Hello again! Let’s get back at this, shall we?
It was an enjoyable midweek courtesy of Chloe Kelly’s deliveries (thanks Manchester City!) and Alessia Russo’s finishing but even as the men’s international break ends Mikel Arteta’s Arsenal team have to wait a few more days to get back on the pitch, since it’s an FA Cup weekend. Anyway, I have plenty of thoughts about it being an FA Cup weekend, so have those before I write something about Real Madrid next week.
Seeing Newcastle lift the League Cup a couple of weeks ago left me torn. This is entirely personal and others may feel different but the success, to me, feels somewhat inorganic. It has been earned — the players and the staff have worked hard and worked well — but at great expense. And I don’t really mean financial expense, but human expense, I mean where the finances and the drive that have led to the success has come from.
And then there are the ordinary people. People like me and probably like you. There are club owners, or those running the game at UEFA and FIFA, who act like the game is their own but it isn’t, it’s ours, and people just like me and you had waited 70 years to watch Newcastle lift a domestic trophy. They had heard the stories from their grandparents about what it was like, they had dreamed for decades that they would see it for themselves one day. They likely, in many cases, went through years of believing they would never see it happen in their lifetime.
People like Dan Burn, who opened the scoring, and his family. His story in particular is obviously an incredible one.
Stories like this — a huge club and passionate fanbase celebrate a trophy after a wait that spanned generations — are a major reason a lot of us love sport in general and love football in particular. Unfortunately, there are far too few of them nowadays.
Which is why, even with Arsenal out and thus not in action this weekend, I’m really excited about this weekend’s FA Cup quarter-finals.

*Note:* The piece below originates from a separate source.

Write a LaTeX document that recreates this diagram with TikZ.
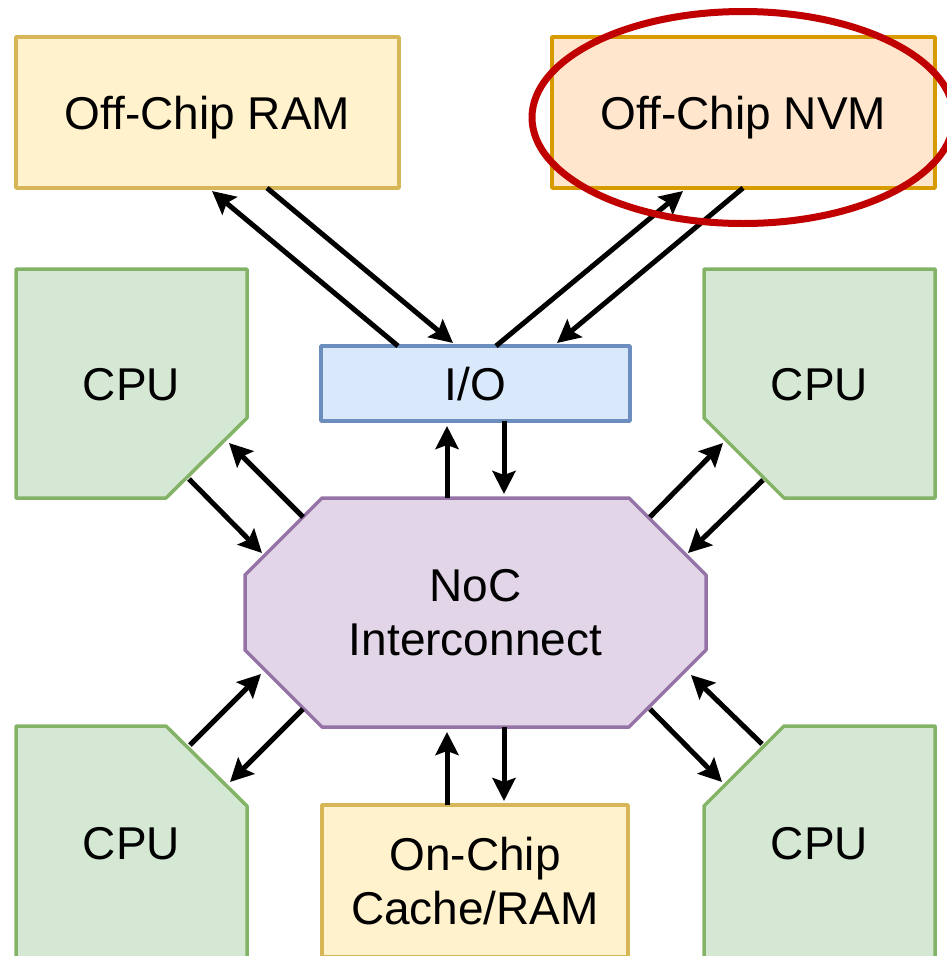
\documentclass[tikz,border=0pt]{standalone}
\usepackage{fontspec}
\setmainfont{Liberation Sans}
\usetikzlibrary{arrows.meta,calc,backgrounds}

\definecolor{yelFill}{HTML}{FFF2CC}\definecolor{yelLine}{HTML}{D6B656}
\definecolor{orgFill}{HTML}{FFE6CC}\definecolor{orgLine}{HTML}{D79B00}
\definecolor{grnFill}{HTML}{D5E8D4}\definecolor{grnLine}{HTML}{82B366}
\definecolor{bluFill}{HTML}{DAE8FC}\definecolor{bluLine}{HTML}{6C8EBF}
\definecolor{purFill}{HTML}{E1D5E7}\definecolor{purLine}{HTML}{9673A6}
\definecolor{hiliteRed}{HTML}{C00000}

\begin{document}
\begin{tikzpicture}[x=1pt,y=-1pt,
  lbl/.style={inner sep=0pt,outer sep=0pt,align=center,
    font=\fontsize{46}{54}\selectfont,text height=33pt,text depth=0pt},
  twoline/.style={text height={},text depth={}},
  box/.style={lbl,draw,line width=3.5pt,line join=round},
  frame/.style={lbl,minimum width=231pt,minimum height=229pt},
  shapeline/.style={line width=3.5pt,line join=round},
  arr/.style={line width=5pt,-{Stealth[length=23pt,width=23pt,inset=4pt]}}]

\useasboundingbox (0,0) rectangle (947,956);

% memory, I/O and cache boxes
\node[box,fill=yelFill,draw=yelLine,minimum width=383pt,minimum height=151pt]
  (ram) at (207.5,112.5) {Off-Chip RAM};
\node[box,fill=orgFill,draw=orgLine,minimum width=383pt,minimum height=151pt]
  (nvm) at (743.5,112.5) {Off-Chip NVM};
\node[box,fill=bluFill,draw=bluLine,minimum width=309pt,minimum height=75pt]
  (io) at (475.5,383.5) {I/O};
\node[box,twoline,fill=yelFill,draw=yelLine,minimum width=306pt,minimum height=152pt]
  (cache) at (475,881) {On-Chip\\Cache/RAM};

% interconnect and processors (outlines drawn behind their labels)
\node[lbl,twoline,minimum width=461pt,minimum height=229pt] (noc) at (475.5,612.5) {NoC\\Interconnect};
\node[frame] (cpuTL) at (131.5,383.5) {CPU};
\node[frame] (cpuTR) at (819.5,383.5) {CPU};
\node[frame,minimum height=234pt] (cpuBL) at (131.5,843) {CPU};
\node[frame,minimum height=234pt] (cpuBR) at (819.5,843) {CPU};

\begin{scope}[on background layer]
  \filldraw[shapeline,fill=purFill,draw=purLine]
    ($(noc.north west)+(77,0)$) -- ($(noc.north east)+(-77,0)$)
    -- ($(noc.north east)+(0,77)$) -- ($(noc.south east)+(0,-77)$)
    -- ($(noc.south east)+(-77,0)$) -- ($(noc.south west)+(77,0)$)
    -- ($(noc.south west)+(0,-77)$) -- ($(noc.north west)+(0,77)$) -- cycle;
  \filldraw[shapeline,fill=grnFill,draw=grnLine]
    (cpuTL.north west) -- (cpuTL.north east) -- ($(cpuTL.south east)+(0,-80)$)
    -- ($(cpuTL.south east)+(-81,0)$) -- (cpuTL.south west) -- cycle;
  \filldraw[shapeline,fill=grnFill,draw=grnLine]
    (cpuTR.north west) -- (cpuTR.north east) -- (cpuTR.south east)
    -- ($(cpuTR.south west)+(80,0)$) -- ($(cpuTR.south west)+(0,-80)$) -- cycle;
  \filldraw[shapeline,fill=grnFill,draw=grnLine]
    (cpuBL.north west) -- ($(cpuBL.north east)+(-81,0)$) -- ($(cpuBL.north east)+(0,80)$)
    -- (cpuBL.south east) -- (cpuBL.south west) -- cycle;
  \filldraw[shapeline,fill=grnFill,draw=grnLine]
    ($(cpuBR.north west)+(80,0)$) -- (cpuBR.north east) -- (cpuBR.south east)
    -- (cpuBR.south west) -- ($(cpuBR.north west)+(0,80)$) -- cycle;
\end{scope}

% off-chip links
\draw[arr] ($(io.north west)+(77,0)$) -- ($(ram.south west)+(196,3)$);
\draw[arr] ($(ram.south west)+(251,0)$) -- ($(io.north west)+(132,-3)$);
\draw[arr] ($(io.north west)+(175,0)$) -- ($(nvm.south west)+(131,3)$);
\draw[arr] ($(nvm.south west)+(191,0)$) -- ($(io.north west)+(236,-3)$);

% I/O and cache links
\draw[arr] ($(noc.north west)+(202,0)$) -- ($(io.south west)+(126,5)$);
\draw[arr] ($(io.south west)+(183,0)$) -- ($(noc.north west)+(259,-4)$);
\draw[arr] ($(cache.north west)+(125,0)$) -- ($(noc.south west)+(202,5)$);
\draw[arr] ($(noc.south west)+(259,0)$) -- ($(cache.north west)+(182,-4)$);

% processor links
\draw[arr] ($(noc.north west)+(58,19)$) -- ($(cpuTL.south east)+(-18,-55)$);
\draw[arr] ($(cpuTL.south east)+(-58,-19)$) -- ($(noc.north west)+(17,55)$);
\draw[arr] ($(noc.north east)+(-56,19)$) -- ($(cpuTR.south west)+(19,-55)$);
\draw[arr] ($(cpuTR.south west)+(59,-18)$) -- ($(noc.north east)+(-18,55)$);
\draw[arr] ($(cpuBL.north east)+(-57,19)$) -- ($(noc.south west)+(16,-53)$);
\draw[arr] ($(noc.south west)+(58,-18)$) -- ($(cpuBL.north east)+(-17,56)$);
\draw[arr] ($(noc.south east)+(-56,-18)$) -- ($(cpuBR.north west)+(18,56)$);
\draw[arr] ($(cpuBR.north west)+(58,18)$) -- ($(noc.south east)+(-15,-52)$);

% highlight ring
\draw[hiliteRed,line width=7pt] (nvm.center) ++(-0.5,5) ellipse [x radius=211pt,y radius=106pt];
\end{tikzpicture}
\end{document}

Since Wimbledon won their only FA Cup in 1988, so over last 37 years, there have been 10 different FA Cup winners and just three first-time winners.
Of the 36 FA Cups won in that time, 22 have been won by either Arsenal (eight), Manchester United or Chelsea (both seven). Another seven have been won by either Liverpool or Manchester City. Leaving just seven for the rest of English football with three of those picked up by first-time (and still just one-time) winners in Portsmouth, Wigan and Leicester.
The six different winners since Wigan in 2013 have included one non-’Big Six’ club and that was Leicester, who have also had a Premier League title to celebrate in that time.
Newcastle this season became the first team outside the ‘Big Six’ to win the League Cup since Swansea in 2013 and just the third since Middlesbrough in 2004. And all this despite the top clubs never really seeming to take that competition particularly seriously at all, at least not until the final rounds.
If your club is not part of the elite in English football, you will almost certainly never see them win a major trophy.
This year’s FA Cup, though, looks like a serious opportunity. Of the remaining eight teams, four have never won not just the FA Cup but any major trophy. Three of the remaining four have won it a combined 11 times but not once since 1959. What a monumental opportunity they have to write history.
Bournemouth: Zero major trophies, zero FA Cup/League Cup finals.
Brighton: Zero major trophies, FA Cup runners-up 1983
Fulham: Zero major trophies, FA Cup runners-up 1975, Europa League runners-up 2010
Crystal Palace: Zero major trophies, FA Cup runners-up 1990, 2016
Preston: Two-time FA Cup winners, last in 1938, last final in 1964
Nottingham Forest: Two-time European Cup winners, last major trophy (League Cup) in 1990, last FA Cup win in 1959, last FA Cup final 1991
Aston Villa: One European Cup, seven top flight titles, seven FA Cups … but no trophy since the League Cup 1996, two FA Cup finals (two defeats: 2000, 2015) since their last win (1957)
and then there’s also Man City.
You’ll have different feelings about the clubs above, ones you’d rather not see succeed, those you might have a soft spot for. I certainly do.
But above all else, it’s just healthy for the sport when there’s real diversity in terms of who wins things. Naturally, I’d rather see Arsenal win everything all the time, but that wouldn’t be good for football — or the vast majority of football fans — either.
Manchester City winning the FA Cup this season would be just another medal for those players and just another day out for those fans. They already have vast collections of all of the above, accumulated about as recently as possible. I hope this season sees those days out at Wembley, and ultimately the trophy, go to fanbases who have maybe never had the chance to have a day like that before and may never have that chance again.
Seeing as we can’t watch the Arsenal men’s team anyway this weekend, it’ll be nice to just spend 48 hours as football fan, seeing other football fans celebrate goals and wins because it means absolutely everything to them. More of that, please.